Le journaliste m’a remercié avant de conclure avec une dernière et fascinante question : puisque la coïncidence qui se remarque cette année est assez rare, ne s’étant produite que quatre fois au cours du siècle passé, pourriez-vous peut-être lui attribuer une certaine signification ? Y aurait-il un message implicite derrière le fait que ces deux grandes croyances  célèbrent leurs traditions religieuses en même temps.

Je l’ai remercié d’avoir interpellé ma curiosité sur le sujet. Le fait que chrétiens et juifs partagent un grand moment de réflexion spirituelle doit peut-être nous conduire à nous pencher, ensemble, sur la menace existentielle contemporaine que nous affrontons tous les deux.

Le miracle de Hanouka ne célèbre pas une victoire militaire. La bataille ne fut pas celle de deux armées ennemies se disputant un territoire. Ce fut une lutte entre deux idéologies opposées, un conflit de cultures qui avait pour objectif de déterminer le sens futur de l’histoire et l’identité de ses acteurs principaux. Le monde serait-il dominé par la vision laïque des Grecs, laquelle mettait l’accent sur le culte du corps et l’hédonisme ? Ou serait-ce plutôt la quête de perfection spirituelle, mise en exergue par le judaïsme, qui deviendrait la jauge déterminante de l’humanité ?

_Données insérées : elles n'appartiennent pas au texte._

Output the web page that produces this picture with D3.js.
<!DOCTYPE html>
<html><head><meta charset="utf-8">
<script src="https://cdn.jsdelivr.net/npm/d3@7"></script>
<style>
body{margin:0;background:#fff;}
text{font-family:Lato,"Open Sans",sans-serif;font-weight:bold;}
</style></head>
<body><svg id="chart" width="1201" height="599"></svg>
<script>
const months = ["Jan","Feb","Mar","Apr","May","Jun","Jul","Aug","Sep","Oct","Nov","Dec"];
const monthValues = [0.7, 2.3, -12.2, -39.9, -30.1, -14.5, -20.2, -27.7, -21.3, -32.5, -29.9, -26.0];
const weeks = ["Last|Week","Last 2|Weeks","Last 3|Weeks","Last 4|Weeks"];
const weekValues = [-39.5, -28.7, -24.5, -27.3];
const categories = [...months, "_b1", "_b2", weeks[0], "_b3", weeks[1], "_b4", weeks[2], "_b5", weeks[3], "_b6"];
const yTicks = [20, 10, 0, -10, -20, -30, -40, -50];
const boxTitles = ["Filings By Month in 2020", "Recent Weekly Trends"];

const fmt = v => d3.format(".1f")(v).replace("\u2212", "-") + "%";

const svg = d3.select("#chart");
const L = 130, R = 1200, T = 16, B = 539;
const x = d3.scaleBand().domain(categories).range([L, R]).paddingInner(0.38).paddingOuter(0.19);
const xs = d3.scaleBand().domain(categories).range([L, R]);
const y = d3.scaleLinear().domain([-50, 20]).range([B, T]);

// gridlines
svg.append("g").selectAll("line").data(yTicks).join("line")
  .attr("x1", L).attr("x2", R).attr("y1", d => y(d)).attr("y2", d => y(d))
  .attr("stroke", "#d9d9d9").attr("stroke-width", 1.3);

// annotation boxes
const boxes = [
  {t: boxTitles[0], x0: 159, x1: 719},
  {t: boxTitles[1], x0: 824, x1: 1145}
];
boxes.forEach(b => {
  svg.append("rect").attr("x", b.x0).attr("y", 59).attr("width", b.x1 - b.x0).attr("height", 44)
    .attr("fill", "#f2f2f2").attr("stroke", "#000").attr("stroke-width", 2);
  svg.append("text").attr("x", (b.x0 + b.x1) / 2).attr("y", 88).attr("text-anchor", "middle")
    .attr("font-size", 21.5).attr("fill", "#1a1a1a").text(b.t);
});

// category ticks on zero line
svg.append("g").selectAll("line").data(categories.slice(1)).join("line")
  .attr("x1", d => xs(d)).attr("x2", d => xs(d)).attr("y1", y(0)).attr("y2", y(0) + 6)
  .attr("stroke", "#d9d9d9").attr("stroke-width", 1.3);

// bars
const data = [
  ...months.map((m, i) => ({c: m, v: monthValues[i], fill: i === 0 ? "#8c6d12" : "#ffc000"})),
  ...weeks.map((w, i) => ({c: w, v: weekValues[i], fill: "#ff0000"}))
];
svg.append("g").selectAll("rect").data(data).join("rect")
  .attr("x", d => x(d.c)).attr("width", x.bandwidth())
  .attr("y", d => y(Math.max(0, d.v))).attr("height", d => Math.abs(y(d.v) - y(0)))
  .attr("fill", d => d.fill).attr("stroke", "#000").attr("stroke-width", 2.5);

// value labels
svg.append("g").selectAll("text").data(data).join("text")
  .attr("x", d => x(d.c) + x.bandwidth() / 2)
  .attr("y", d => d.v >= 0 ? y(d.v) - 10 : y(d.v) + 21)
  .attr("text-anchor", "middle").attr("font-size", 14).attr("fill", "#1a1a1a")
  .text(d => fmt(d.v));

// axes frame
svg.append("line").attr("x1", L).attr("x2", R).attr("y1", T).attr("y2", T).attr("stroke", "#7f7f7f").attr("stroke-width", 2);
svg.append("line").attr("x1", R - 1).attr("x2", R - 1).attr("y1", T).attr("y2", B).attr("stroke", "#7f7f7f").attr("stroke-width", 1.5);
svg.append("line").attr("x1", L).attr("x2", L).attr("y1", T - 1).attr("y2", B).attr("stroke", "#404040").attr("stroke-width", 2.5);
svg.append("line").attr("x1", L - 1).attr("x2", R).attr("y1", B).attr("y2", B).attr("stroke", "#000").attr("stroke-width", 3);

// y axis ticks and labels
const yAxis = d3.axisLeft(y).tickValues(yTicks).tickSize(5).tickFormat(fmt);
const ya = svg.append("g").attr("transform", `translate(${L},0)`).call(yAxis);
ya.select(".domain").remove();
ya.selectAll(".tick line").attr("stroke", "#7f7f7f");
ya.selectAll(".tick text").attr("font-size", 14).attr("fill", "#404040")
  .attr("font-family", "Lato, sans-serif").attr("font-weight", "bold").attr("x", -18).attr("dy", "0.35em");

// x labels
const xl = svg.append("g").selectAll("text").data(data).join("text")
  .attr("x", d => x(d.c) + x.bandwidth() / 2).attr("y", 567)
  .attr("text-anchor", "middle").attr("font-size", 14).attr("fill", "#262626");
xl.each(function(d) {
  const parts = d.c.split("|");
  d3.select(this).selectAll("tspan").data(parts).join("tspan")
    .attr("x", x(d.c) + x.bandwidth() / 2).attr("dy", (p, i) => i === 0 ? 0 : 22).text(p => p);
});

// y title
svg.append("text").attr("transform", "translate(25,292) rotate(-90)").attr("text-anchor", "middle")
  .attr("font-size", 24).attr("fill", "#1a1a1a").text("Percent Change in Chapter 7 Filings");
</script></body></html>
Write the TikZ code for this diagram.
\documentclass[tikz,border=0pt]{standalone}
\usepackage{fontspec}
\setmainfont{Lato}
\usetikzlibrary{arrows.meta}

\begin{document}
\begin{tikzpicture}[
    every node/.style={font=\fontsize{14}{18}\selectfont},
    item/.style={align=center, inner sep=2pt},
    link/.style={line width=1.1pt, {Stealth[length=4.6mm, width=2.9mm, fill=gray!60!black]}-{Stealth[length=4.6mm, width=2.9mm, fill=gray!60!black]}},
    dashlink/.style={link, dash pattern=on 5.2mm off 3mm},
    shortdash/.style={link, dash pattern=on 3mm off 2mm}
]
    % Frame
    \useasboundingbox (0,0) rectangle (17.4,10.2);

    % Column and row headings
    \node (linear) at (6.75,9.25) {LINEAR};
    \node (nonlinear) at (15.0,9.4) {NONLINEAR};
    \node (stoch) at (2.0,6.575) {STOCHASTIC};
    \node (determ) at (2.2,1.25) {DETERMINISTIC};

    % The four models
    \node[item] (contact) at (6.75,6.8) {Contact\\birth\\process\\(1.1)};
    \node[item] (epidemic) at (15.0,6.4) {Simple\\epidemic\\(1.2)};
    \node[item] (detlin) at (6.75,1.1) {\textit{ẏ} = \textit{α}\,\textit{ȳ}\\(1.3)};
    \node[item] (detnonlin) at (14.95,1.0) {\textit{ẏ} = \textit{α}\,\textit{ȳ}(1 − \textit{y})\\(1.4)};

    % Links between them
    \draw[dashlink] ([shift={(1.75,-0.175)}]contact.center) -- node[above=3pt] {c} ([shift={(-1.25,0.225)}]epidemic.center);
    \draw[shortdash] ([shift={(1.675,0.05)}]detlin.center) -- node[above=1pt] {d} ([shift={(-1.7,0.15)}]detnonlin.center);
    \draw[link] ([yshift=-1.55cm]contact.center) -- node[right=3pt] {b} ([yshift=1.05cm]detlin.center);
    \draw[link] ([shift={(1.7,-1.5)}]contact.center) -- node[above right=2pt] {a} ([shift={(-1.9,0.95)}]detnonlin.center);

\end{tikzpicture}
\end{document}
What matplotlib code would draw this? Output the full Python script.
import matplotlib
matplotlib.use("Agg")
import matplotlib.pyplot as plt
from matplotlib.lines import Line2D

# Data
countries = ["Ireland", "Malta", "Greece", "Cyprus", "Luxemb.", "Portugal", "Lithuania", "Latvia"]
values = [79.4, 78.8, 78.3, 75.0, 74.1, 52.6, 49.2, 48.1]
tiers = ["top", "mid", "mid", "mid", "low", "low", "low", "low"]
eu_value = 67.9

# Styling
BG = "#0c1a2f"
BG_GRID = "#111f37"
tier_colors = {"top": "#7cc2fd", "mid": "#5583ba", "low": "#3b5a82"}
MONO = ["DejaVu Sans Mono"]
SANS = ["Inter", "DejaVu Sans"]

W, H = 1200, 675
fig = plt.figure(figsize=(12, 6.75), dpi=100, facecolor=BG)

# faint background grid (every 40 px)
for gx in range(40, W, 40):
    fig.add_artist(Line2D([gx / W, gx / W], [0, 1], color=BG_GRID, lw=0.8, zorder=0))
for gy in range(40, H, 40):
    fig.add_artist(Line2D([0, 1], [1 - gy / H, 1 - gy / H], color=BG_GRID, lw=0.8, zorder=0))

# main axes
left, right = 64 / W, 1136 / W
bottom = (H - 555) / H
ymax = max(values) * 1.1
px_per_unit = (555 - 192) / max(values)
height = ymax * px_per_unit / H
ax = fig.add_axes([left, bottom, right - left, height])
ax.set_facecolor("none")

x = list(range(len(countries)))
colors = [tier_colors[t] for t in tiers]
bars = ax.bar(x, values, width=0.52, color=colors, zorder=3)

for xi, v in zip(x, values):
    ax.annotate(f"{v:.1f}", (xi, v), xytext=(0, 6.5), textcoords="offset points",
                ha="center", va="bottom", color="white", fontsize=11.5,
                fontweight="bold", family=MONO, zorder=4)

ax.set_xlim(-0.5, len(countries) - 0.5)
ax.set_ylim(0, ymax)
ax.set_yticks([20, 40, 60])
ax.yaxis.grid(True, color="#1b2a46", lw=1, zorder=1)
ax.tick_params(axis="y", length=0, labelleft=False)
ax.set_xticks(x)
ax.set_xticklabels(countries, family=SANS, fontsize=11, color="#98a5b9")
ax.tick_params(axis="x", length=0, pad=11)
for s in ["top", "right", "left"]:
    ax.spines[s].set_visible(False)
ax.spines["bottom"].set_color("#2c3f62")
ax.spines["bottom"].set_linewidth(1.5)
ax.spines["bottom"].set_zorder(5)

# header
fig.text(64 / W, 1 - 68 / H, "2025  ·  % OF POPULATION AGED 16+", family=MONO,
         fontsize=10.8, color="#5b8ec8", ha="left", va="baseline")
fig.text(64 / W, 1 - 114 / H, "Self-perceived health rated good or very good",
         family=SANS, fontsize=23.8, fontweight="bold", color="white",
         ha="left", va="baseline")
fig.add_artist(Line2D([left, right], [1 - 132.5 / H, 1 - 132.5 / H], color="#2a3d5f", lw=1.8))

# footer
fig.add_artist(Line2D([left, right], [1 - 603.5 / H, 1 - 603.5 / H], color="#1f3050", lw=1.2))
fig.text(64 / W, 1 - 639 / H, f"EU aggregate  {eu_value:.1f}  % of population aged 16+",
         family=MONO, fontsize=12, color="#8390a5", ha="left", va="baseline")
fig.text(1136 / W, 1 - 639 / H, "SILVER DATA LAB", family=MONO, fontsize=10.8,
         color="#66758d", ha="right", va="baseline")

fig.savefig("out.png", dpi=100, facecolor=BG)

Les Maccabées ne se contentèrent pas de lutter pour la cause de leur propre liberté religieuse. Ils ne cherchèrent pas uniquement à s’assurer que les juifs puissent de nouveau servir dans le Temple, être en mesure d’observer leur Sabbat, ou circoncire leurs nourrissons mâles en conformité avec leurs préceptes religieux. Ils désirèrent avant tout s’assurer que les courants de l’hellénisme ne balayent pas les vérités du judaïsme. Que la voix de l’âme ne soit pas réduite au silence par ceux dont le seul plaisir était les cris émanant de l’arène olympique.

L’enjeu de la bataille de Hanouka n’était autre que la survie du concept même de la sainteté. Le judaïsme enseignait que le but de la vie est que la vie doit avoir un but. L’hellénisme prônait que la vie n’a aucun but, de sorte que la seule chose qui restait à faire aux êtres humains était « mangez, buvez et soyez heureux, car demain vous mourrez. »

L’huile refuse de se dissoudre avec d’autres liquides ; elle ne perd pas son identité, à la différence d’autres liquides, quand elle est mélangée avec de l’eau.

Il est intéressant que l’huile soit devenue le symbole du miracle de Hanouka. Les commentateurs rabbiniques nous rappellent que ce liquide possède une caractéristique unique : il refuse de se dissoudre avec d’autres liquides ; il ne perd pas son identité, à la différence d’autres liquides, quand il est mélangé avec de l’eau. À l’instar des héros de l’histoire de Hanouka, l’huile ne « s’assimile » pas mais préserve son essence et monte à la surface. Plus intéressant encore, en hébreu, le mot huile se dit hachémen une anagramme du mot  néchama, l’âme.

Les juifs divergent des chrétiens sur de nombreuses questions théologiques. Nous ne sommes pas d’accord sur certains points cruciaux, comme l’identité de Dieu ou l’idée du Messie. Mais cela ne nous empêche pas d’être tous deux liés par un attachement à la moralité, à la poursuite d’une existence emprunte de sens.

À une époque ou les courants laïques de l’hellénisme menacent de nouveau les sources spirituelles de la survie humaine, il est bon de se souvenir que cette année, nous pouvons, au moins le temps d’un soir de décembre, célébrer ensemble la quête d’une vie pleine de sens.